The FATF team visited the country to verify the claims made by Pakistan on addressing the action points given by the FATF related to “Terror Financing and Money Laundering”. At the conclusion of the plenary meeting which happened in Berlin from June 12th-17th, the FATF had announced that Pakistan has met all 34 action items and added that the country will be removed from the ‘grey list’ if it successfully passes the on-site visit.

The report of this recent on-site visit will be placed in FATF’s October Plenary session in Paris which will decide whether Pakistan remains in the grey-list or is moved out.

PAKISTAN BACK TO SQUARE ONE?

The grey listing has forced Islamabad to take action against, albeit in limited sense, some of the UN designated terrorist however with possibility of getting out from the grey list now, Pakistan seems to be already heading back to its old games.

Pakistan’s recent action on Lashkar e Taiba (LeT) operational commander Sajid Mir, which Pakistan kept on declaring dead until now, is the result of FATF’s persistent pressure on Pakistan. It also shows duplicity and insincerity on the part of Pakistan to deal effectively against terrorists that reside and operate in the country. It is a well known fact that LeT has changed its name several times in the last two decades and continues to operate in Pakistan. It was known as Jamat ud Dawa (JuD) for sometime now but when that was banned, it reincarnated itself to Falah e Insaniyat Foundation which also came under scrutiny and is now called Allah u Akbar Tehreek.

PAKISTAN’S LOVE FOR JAISH E MUHAMMAD

Will FATF’s pressure make Pakistan deliver on other UN designated persons including Jaish-e-Mohammad (JeM) Chief Maulana Masood Azhar? It seems unlikely. Pakistan maintains that Azhar is not present in Pakistan and likely to be in Afghanistan. Despite claims by Pakistan that he is not traceable, he continues to publish articles on Pakistani social media networks exhorting JeM cadres to indulge in Jihad and eulogizing the Taliban takeover of Kabul, claiming that Taliban victory would open avenues for Muslim victories elsewhere.

A banner obtained by South Asia Press that was released by JeM’s student wing Tulba Al-Marbetoon Pakistan” (Students of Al-Marbetoon Pakistan) claimed to be student movement for geographical & ideological defense of Islam and Pakistan. The banner mentions that a pattern of education should be followed in schools, colleges and universities run with the support of Maulana Masood Azhar, Amir, JeM. It outlines that such a system of education would enable students to attain desired educational goals in future, at the same time keeping the flag of Islam flying high. It invites desirous courageous students who are motivated towards ‘jihad’ and ‘martyrdom’ to join the Student Wing to obtain education under their set pattern of education.

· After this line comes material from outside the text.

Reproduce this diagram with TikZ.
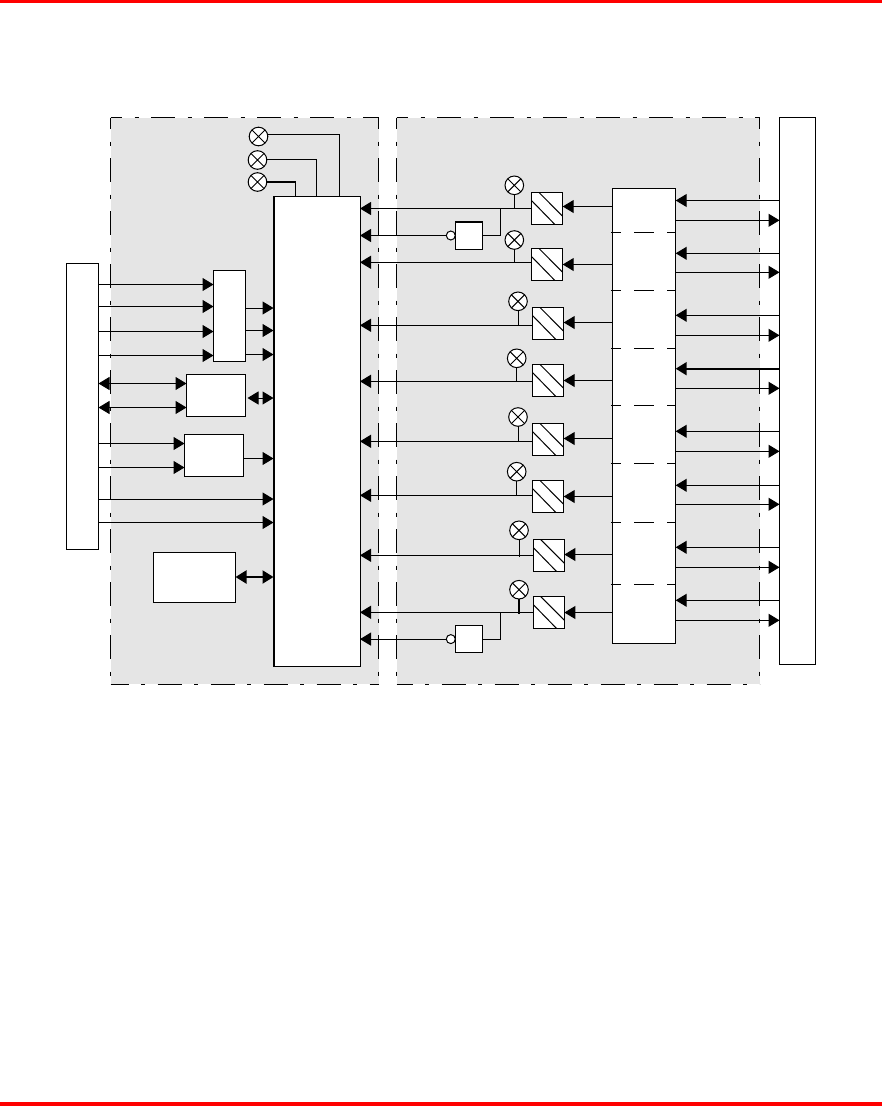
\documentclass[tikz,border=0pt]{standalone}
\usetikzlibrary{arrows.meta}
\definecolor{panelgray}{HTML}{E5E5E5}
\definecolor{rulered}{HTML}{FF0000}
\tikzset{
  x=1pt,y=-1pt,
  every path/.style={line width=1pt},
  panelfill/.style={fill=panelgray,draw=none},
  panelside/.style={draw=black,line width=1pt,dash pattern=on 24pt off 12.5pt on 4pt off 12.5pt,dash phase=#1},
  panelside/.default=12.5pt,
  box/.style={draw=black,fill=white,line width=1pt,rectangle,inner sep=0pt,outer sep=0pt,anchor=north west},
  lamp/.style={draw=black,fill=white,line width=1pt,circle,inner sep=0pt,outer sep=0pt,minimum size=18.6pt,
    path picture={\draw[line width=1pt] (path picture bounding box.north west) -- (path picture bounding box.south east)
      (path picture bounding box.north east) -- (path picture bounding box.south west);}},
  hatchbox/.style={box,minimum width=31.4pt,minimum height=32pt,
    path picture={\draw[line width=1pt]
      ([xshift=7.5pt]path picture bounding box.north west) -- ([yshift=8pt]path picture bounding box.south east)
      ([yshift=-8pt]path picture bounding box.north west) -- ([xshift=-8pt]path picture bounding box.south east);}},
  inv/.style={draw=black,fill=white,line width=1pt,circle,inner sep=0pt,outer sep=0pt,minimum size=9pt},
  arr/.style={-{Triangle[length=11pt,width=13pt]},line width=1pt},
  biarr/.style={{Triangle[length=11pt,width=13pt]}-{Triangle[length=11pt,width=13pt]},line width=1pt},
  wire/.style={line width=1pt},
  thickwire/.style={line width=2pt},
  sep/.style={line width=1pt,dash pattern=on 10pt off 13pt on 20pt off 13pt on 10pt off 50pt}
}
\begin{document}
\begin{tikzpicture}
\useasboundingbox (0,0) rectangle (882,1106);
% red rules
\fill[rulered] (0,0) rectangle (882,3);
\fill[rulered] (0,1102) rectangle (882,1106);
% panels
\path[panelfill] (110.5,117.5) rectangle (378.5,684);
\path[panelfill] (396.5,117.5) rectangle (759.5,684);
\draw[panelside] (110.5,117.5) -- (378.5,117.5);
\draw[panelside] (110.5,117.5) -- (110.5,684);
\draw[panelside] (378.5,117.5) -- (378.5,684);
\draw[panelside=6pt] (110.5,684) -- (378.5,684);
\draw[panelside] (396.5,117.5) -- (759.5,117.5);
\draw[panelside] (396.5,117.5) -- (396.5,684);
\draw[panelside] (759.5,117.5) -- (759.5,684);
\draw[panelside=8pt] (396.5,684) -- (759.5,684);
% blocks
\node[box,minimum width=32pt,minimum height=286pt] (src) at (66.5,263) {};
\node[box,minimum width=86.5pt,minimum height=469.5pt] (main) at (273.5,196.5) {};
\draw[line width=2pt] (main.north west) -- (main.south west);
\node[box,minimum width=32pt,minimum height=90.5pt] (mux) at (213.5,270.5) {};
\node[box,minimum width=59pt,minimum height=41.5pt] (bib) at (186.5,374.5) {};
\node[box,minimum width=59pt,minimum height=42pt] (inb) at (184.5,434.5) {};
\node[box,minimum width=82pt,minimum height=50pt] (mem) at (153.5,552.5) {};
\node[box,minimum width=63.4pt,minimum height=455pt] (tall) at (612.3,188.5) {};
\node[box,minimum width=36pt,minimum height=546.5pt] (bar) at (779.5,117.5) {};
% top lamps
\node[lamp] (la) at (258.5,136.5) {};
\node[lamp] (lb) at (257.5,160) {};
\node[lamp] (lc) at (257.5,182) {};
\draw[wire] (la.east |- 0,134.5) -| (main.north -| 339.5,0);
\draw[wire] (lb.east |- 0,159.5) -| (main.north -| 316.5,0);
\draw[thickwire] (lc.east |- 0,181.5) -- (295.5,181.5) coordinate (lcc);
\draw[wire] (lcc) -- (lcc |- main.north);
% left inputs
\foreach \y in {284.5,306.5,331.5,355.5} \draw[arr] (src.east |- 0,\y) -- (mux.west |- 0,\y);
\foreach \y in {308,330.5,354.5} \draw[arr] (mux.east |- 0,\y) -- (main.west |- 0,\y);
\foreach \y in {383.5,407.5} \draw[biarr] (src.east |- 0,\y) -- (bib.west |- 0,\y);
\draw[biarr,shorten <=2pt] (bib.east |- 0,398) -- (main.west |- 0,398);
\foreach \y in {443.5,467.5} \draw[arr] (src.east |- 0,\y) -- (inb.west |- 0,\y);
\draw[arr] (inb.east |- 0,458.5) -- (main.west |- 0,458.5);
\foreach \y in {499,522.5} \draw[arr] (src.east |- 0,\y) -- (main.west |- 0,\y);
\draw[biarr,line width=2pt] (mem.east |- 0,577) -- (main.west |- 0,577);
% hatch boxes
\node[hatchbox] (h1) at (531.3,192.3) {};
\node[hatchbox] (h2) at (531.3,248.3) {};
\node[hatchbox] (h3) at (532.3,307.3) {};
\node[hatchbox] (h4) at (532.3,364.3) {};
\node[hatchbox] (h5) at (532.3,423.3) {};
\node[hatchbox] (h6) at (532.3,480.3) {};
\node[hatchbox] (h7) at (533,539.3) {};
\node[hatchbox] (h8) at (533,596.3) {};
% right lamps
\node[lamp] (r1) at (514.3,185.3) {};
\node[lamp] (r2) at (514.3,240) {};
\node[lamp] (r3) at (518,301.3) {};
\node[lamp] (r4) at (516.7,358.3) {};
\node[lamp] (r5) at (518,417) {};
\node[lamp] (r6) at (516.7,471.7) {};
\node[lamp] (r7) at (519,530.3) {};
\node[lamp] (r8) at (519,589.7) {};
% hatch -> main
\foreach \n/\y in {h1/208.5,h2/262.3,h3/325.3,h4/381.3,h5/441.3,h6/495.3,h7/555.3,h8/612.3}
  \draw[arr] (\n.west |- 0,\y) -- (main.east |- 0,\y);
% stems
\foreach \n/\y in {r1/208.5,r2/262.3,r3/325.3,r4/381.3,r5/441.3,r6/495.3,r7/557}
  \draw[wire] (\n.south) -- (\n.south |- 0,\y);
\draw[thickwire] (r8.south) -- (r8.south |- 0,614);
% tall -> hatch
\foreach \n/\y in {h1/206.5,h2/264.5,h3/322.5,h4/380.5,h5/438.5,h6/496.5,h7/554.5,h8/612.5}
  \draw[arr] (tall.west |- 0,\y) -- (\n.east |- 0,\y);
% inverters
\node[box,minimum width=27.4pt,minimum height=27.6pt] (g1) at (455.3,221.7) {};
\draw[line width=2pt] (g1.north west) -- (g1.north east);
\node[inv,anchor=east] (i1) at (g1.west) {};
\draw[arr] (i1.west) -- (i1.west -| main.east);
\draw[wire] (g1.east) -| (500.3,208.5) coordinate (j1);
\node[box,minimum width=27.4pt,minimum height=27.6pt] (g2) at (455.3,625.3) {};
\node[inv,anchor=east] (i2) at (g2.west) {};
\draw[arr] (i2.west) -- (i2.west -| main.east);
\draw[wire] (g2.east) -| (500.3,612.3) coordinate (j2);
% separators in tall box
\foreach \y in {232.4,290.4,348.4,405.4,463.4,522.4,584.4}
  \draw[sep] (tall.west |- 0,\y) ++(-1,0) -- (tall.east |- 0,\y);
% bar <-> tall
\foreach \y in {200.5,253.3,315.3,431.3,485.3,547.3,600.3}
  \draw[arr] (bar.west |- 0,\y) -- (tall.east |- 0,\y);
\draw[arr,line width=2pt] (bar.west |- 0,368.7) -- (tall.east |- 0,368.7);
\foreach \y in {220.3,272.3,335.3,388.3,451.3,504.3,567.3,620.3}
  \draw[arr] (tall.east |- 0,\y) -- (bar.west |- 0,\y);
\end{tikzpicture}
\end{document}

​LeT GLORIFYING AFGHAN TALIBAN OPENLY IN PAKISTAN

It appears that despite the FATF retaining Pakistan in its “grey list” for money laundering and terror financing, leaders of Pakistan based proscribed organizations like the JuD and JeM have been able to continue with their activities, inciting youth for Jihad, conducting training camps and seeking donations through banners and social media posts, according to South Asia Press investigations.

In one such recent incident, a Friday Sermon at District Okara (Punjab), on February 18th this year was delivered by Maulana Naser Javed, a central JuD leader. South Asia Press was able to secure an audio file of the sermon, which can be found here.

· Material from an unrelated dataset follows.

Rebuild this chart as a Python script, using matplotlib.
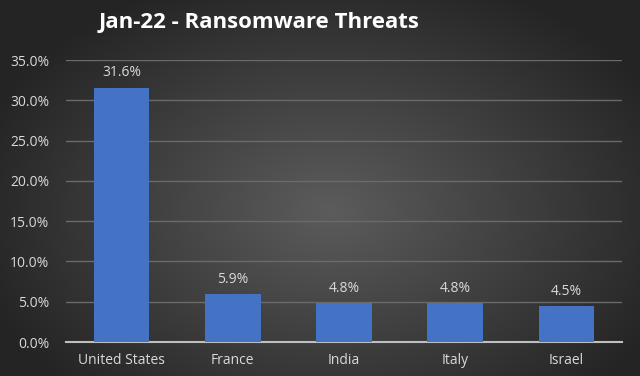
import numpy as np
import matplotlib
matplotlib.use("Agg")
import matplotlib.pyplot as plt
from matplotlib.ticker import FuncFormatter

categories = ["United States", "France", "India", "Italy", "Israel"]
values = [31.6, 5.9, 4.8, 4.8, 4.5]
yticks = [0, 5, 10, 15, 20, 25, 30, 35]

plt.rcParams['font.family'] = ['Open Sans', 'DejaVu Sans']

fig = plt.figure(figsize=(6.4, 3.76), dpi=100)

# radial gradient background
bg = fig.add_axes([0, 0, 1, 1], zorder=0)
W, H = 640, 376
yy, xx = np.mgrid[0:H, 0:W]
cx, cy = 330, 210
r = np.sqrt(((xx - cx) / 370.0) ** 2 + ((yy - cy) / 250.0) ** 2)
r = np.clip(r, 0, 1)
c_in = np.array([0x5c, 0x5c, 0x5c]) / 255.0
c_out = np.array([0x24, 0x24, 0x24]) / 255.0
img = c_in[None, None, :] * (1 - r[..., None]) + c_out[None, None, :] * r[..., None]
bg.imshow(img, aspect='auto', extent=[0, 1, 0, 1], origin='upper')
bg.axis('off')

ax = fig.add_axes([0.103, 0.0904, 0.869, 0.7496], zorder=1)
ax.patch.set_alpha(0)
x = np.arange(len(categories))
bars = ax.bar(x, values, width=0.5, color='#4472C4', zorder=3)
for xi, v in zip(x, values):
    ax.text(xi, v + 0.9, f"{v:.1f}%", ha='center', va='bottom', color='#d9d9d9', fontsize=10)

ax.set_ylim(0, 35)
ax.set_xlim(-0.5, len(categories) - 0.5)
ax.set_yticks(yticks)
ax.yaxis.set_major_formatter(FuncFormatter(lambda v, p: f"{v:.1f}%"))
ax.set_xticks(x)
ax.set_xticklabels(categories)
ax.grid(axis='y', color='#6a6a6a', linewidth=1, zorder=0)
ax.set_axisbelow(True)
for s in ['top', 'right', 'left']:
    ax.spines[s].set_visible(False)
ax.spines['bottom'].set_color('#bfbfbf')
ax.spines['bottom'].set_linewidth(1.5)
ax.tick_params(axis='both', length=0, colors='#d9d9d9', labelsize=10)
ax.tick_params(axis='x', pad=8)
ax.tick_params(axis='y', pad=12)

fig.text(0.405, 0.94, "Jan-22 - Ransomware Threats", ha='center', va='center',
         color='white', fontsize=16, fontweight='bold')

fig.savefig("out.png", dpi=100)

In the sermon, he claimed that a few days after the fall of the Kabul government and occupation of Afghanistan by the Taliban, a delegation from Afghanistan had come to meet Hafiz Muhammad Saeed, Amir, JuD. 

Furthermore, Allah-o-Akbar Tehreek (AAT) is very active on social media in the relief works for floods in Pakistan. It is using social media platforms for seeking donations, which may likely to end up in funding jihadi activities, as reported by another South Asia Press investigation a few weeks ago, which can be found here.

Regretfully, instead of undertaking due actions to counter money laundering, Pakistan has resorted to making unfounded allegations of politicization of FATF. Pakistan’s continued inaction on key compliances of the FATF regime holds potential adverse consequences for not only the security of the region but beyond.